Любому необстрелянному человеку кажется, что «если завтра война, если завтра в поход», то это будет выглядеть так: синее небо, яркое солнце, марш «Прощание Славянки», плач красивых женщин, бегущих за строем. А ты идешь такой гордый, весь из себя такой солдат с мужественным фейсом…
Нет, совсем не так уходят на войну.
… Приказ на выдвижение нашей колонны на аэродром поступил поздно вечером. И нас отпустили домой ровно на два часа, чтобы «попрощаться» с родными и близкими. Все вещи давно были собраны и находились в казарме.
«Зачем придумали эти «два часа времени попрощаться»? Только сердце разрывается на части от тоски. Лучше бы сдернули по тревоге, быстро и без лишних слов».
Ты не можешь говорить, потому что у тебя ком в горле… Жена понимает, как тебе тяжело и изо всех сил прячет слезы, смахивает их украдкой, чтобы не разрыдаться и не сделать мужу еще больнее морально…

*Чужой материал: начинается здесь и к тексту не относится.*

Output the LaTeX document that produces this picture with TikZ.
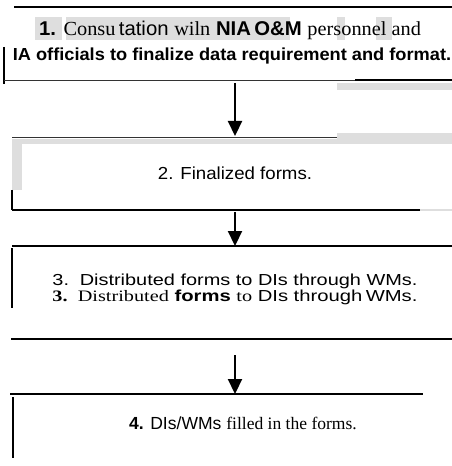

И вот вы сидите оба перед телевизором и молча «смотрите» какой-нибудь долбанный блокбастер, типа «Крепкого орешка» по телику. Слова не нужны… В голову лезет всякая ересь, типа: «Боже, сделай так, чтобы этот фильм не был последним в моей жизни, чтобы я еще когда-нибудь потом вот также сидел и смотрел телевизор дома… Если я вернусь, я буду всем сердцем любить творчество Брюса Уиллиса…» И все в таком роде, как нарочно, со словами «в последний раз».
На ковре, на полу возится двухлетний ребенок, который привык уже, что папа «приходит — уходит». Она еще ничего не знает и не понимает.
В голове у тебя снова предательски звучит: «Сейчас на ковре играет Малыш, а завтра здесь будет стоять гроб, погибшего «смертью храбрых», и вокруг будут толпиться родственники… Тьфу ты! Да что же это такое?! Сейчас накликаю на свою голову…»
Берешь ребенка на руки и прижимаешь к себе. «А вдруг в последний раз обнимаю доченьку? Да где же нормальные мысли-то?!» Жена «срочно» вспоминает про чайник и убегает на кухню. Глупенькая, я все равно слышу, как ты плачешь!..
Время уходить… Я старательно прячу глаза и одеваюсь. Все. Два самых дорогих человека подходят к тебе. Маленькая привычно тянет папе щечку для поцелуя: «Дадиданя, папоська! Плиходи колее, будем иглать!» Жена уже, еле сдерживаясь: «Ты это, не лезь там никуда, когда стреляют…» Глупенькая, что с тебя взять?…
Выхожу в темный подъезд и слышу дикий рев во всем доме, почти в каждой квартире…
Место сбора в полку. Штабные, как обычно, уже пережрались. Понятное дело, им же завтра в бой… Всем штабом сразу!
Двух взводных не хватает. Нет, они здесь, в части, но не в строю. «Два часа прощания» сыграли свою роль.
Один взводник – здоровенный капитан, рукопашник, чемпион части – отказался вдруг ехать, написал рапорт. Причина «очень уважительная»:
«Жена нечаянно обварила кипятком руку пятилетнему ребенку. Никак не могу оставить в тяжелом положении жену. И ребенка. Прошу извинить и меня в батальоне заменить».
Вместо него в строй встает запасной взводник. Радостный такой, выпускник-лейтенант. Радостный потому, что ему «доверили» ехать на войну!
Через две недели этот лейтенант сгорит заживо в БТРе…
Почему «закосил» второй взводник уже не помню. Помню, плевались мы сильно в его адрес, что такая «сволота и трус» с нами учился в училище и в полку служил.
Этих трусов и подонков мы больше никогда не видели.
… Потом жене сообщили, что я погиб. И она, почему-то, сразу повернулась и пошла… печь блины… Ревела навзрыд, плакала и пекла блины…
Война – это грязь и в прямом, и переносном смысле.
Прикалывают кадры, как «гарны хлопци» уходят на «фронт» в окружении гарных же «дывчин». И для многих это бравада перед народом и девчонками, до первого поворота, а дальше – трусливое бегство с фронта, дезертирство. Вот именно такие «вояки»-крикуны и «натужные» весельчаки-балагуры – самое западло и трусы… А как доходит до дела, так и не видать их тела.
Помните, юноши, что война – не компьютерная игра в танчики и, когда снесут полбашки, перезагрузки уже не будет.
А я так и не полюбил творчество Б. Уиллиса… Но это – уже совсем другая история.